The pathways can be comprised of anything from pea gravel, redwood, cedar, Trex, or flagstone, to brick pavers. We recommend not to use mulch or bark chips, as it is a nice home for pests. When designing your raised beds and paths, keep in mind that too much pathway area can create a lot of heat buildup in the summer months, especially if you use brick pavers, flagstone, gravel, or any other high-density materials. However, in the winter months, high-density materials are very effective as thermal mass. If you want to use high-density building materials for your raised beds and/or pathways, plants can provide the necessary shade in the summer months to keep the mass cool. Hanging the shade cloth that comes with the Growing Dome may also aid in keeping your paths cool.
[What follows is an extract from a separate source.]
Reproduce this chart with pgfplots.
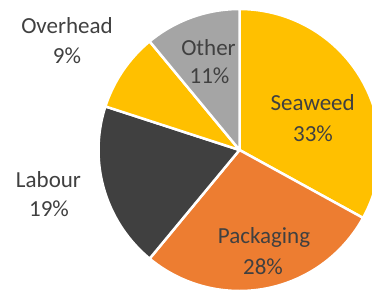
\documentclass[border=0pt]{standalone}
\usepackage{pgfplots}
\pgfplotsset{compat=1.18}
\usepackage{fontspec}
\setmainfont{Carlito}
\definecolor{cSeaweed}{HTML}{FFC000}
\definecolor{cPack}{HTML}{ED7D31}
\definecolor{cLabour}{HTML}{404040}
\definecolor{cOver}{HTML}{FFC000}
\definecolor{cOther}{HTML}{A5A5A5}
\definecolor{txt}{HTML}{404040}
\def\angStart{90}
\newcommand\slice[2]{%
  \pgfmathsetmacro\angEnd{\angStart - 3.6*#1}%
  \edef\tmp{\noexpand\addplot[fill=#2, draw=white, line width=2.5pt, line join=round, domain=\angEnd:\angStart, samples=80] ({141*cos(x)},{141*sin(x)}) -- (0,0) -- cycle;}%
  \tmp
  \global\let\angStart\angEnd
}
\begin{document}
\begin{tikzpicture}
\begin{axis}[
  scale only axis, width=372pt, height=293pt,
  xmin=-239.5, xmax=132.5, ymin=-143, ymax=150,
  hide axis, clip=true,
]
\path (rel axis cs:0,0) rectangle (rel axis cs:1,1);
\slice{33}{cSeaweed}
\slice{28}{cPack}
\slice{19}{cLabour}
\slice{9}{cOver}
\slice{11}{cOther}
\tikzset{lab/.style={anchor=base, text=txt, font=\fontsize{23}{27}\selectfont, inner sep=0pt}}
\node[lab] at (axis cs:-172.5,116.7) {Overhead};
\node[lab] at (axis cs:-172.5,86.7) {9\%};
\node[lab] at (axis cs:-31,95) {Other};
\node[lab] at (axis cs:-30,66.7) {11\%};
\node[lab] at (axis cs:73.2,39.3) {Seaweed};
\node[lab] at (axis cs:73.5,8.3) {33\%};
\node[lab] at (axis cs:24.5,-93.3) {Packaging};
\node[lab] at (axis cs:23.5,-124) {28\%};
\node[lab] at (axis cs:-191,-37.3) {Labour};
\node[lab] at (axis cs:-190.5,-66.7) {19\%};
\end{axis}
\end{tikzpicture}
\end{document}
outside view of a growing dome with a screen door and a person standing next to it

Some people incorporate a screen door as well as the standard Growing Dome door. Screen doors can be sourced from a local window and door company. A screen door provides extra cooling in the summer months while keeping unwanted guests or pests from getting inside the greenhouse.

Space to Relax

Daniel relaxing in Growing Dome Greenhouse on a couch with a dog and a variety of succulents

In our larger domes, many people like to have a seating area with a table and a shade umbrella. This does a great job of keeping the area cool during the hot summer months. And there is nothing like having a warm and cozy space to relax in the long winter months.

If you are debating on having extra garden bed space versus space to relax, maybe try and employ some square foot gardening practices to optimize your available garden space. The reality is many of our customers wish they went one size bigger when planning their Growing Dome greenhouse.

Succulents in a Growing dome

The Water Tank

The perfect spot for your herb garden, starts, flowers, or plants that take up small spaces is on the cross-beam on the top of the water tank on 15′ through 26′ Growing Domes. This provides a warm, moist spot for your herbs and flowers. Floating Islands and aquatic plants offer additional decoration in your Growing Dome and also create a great ecosystem for your fish.

Some customers have actually built raised decks over their pond to create a nice relaxing space!

Outdoor Beds

Adding planter boxes to the outside of your Growing Dome can not only add beauty and another small garden to your landscape, but it also adds additional insulation to your foundation wall. Make sure to line the beds so the siding does not rot.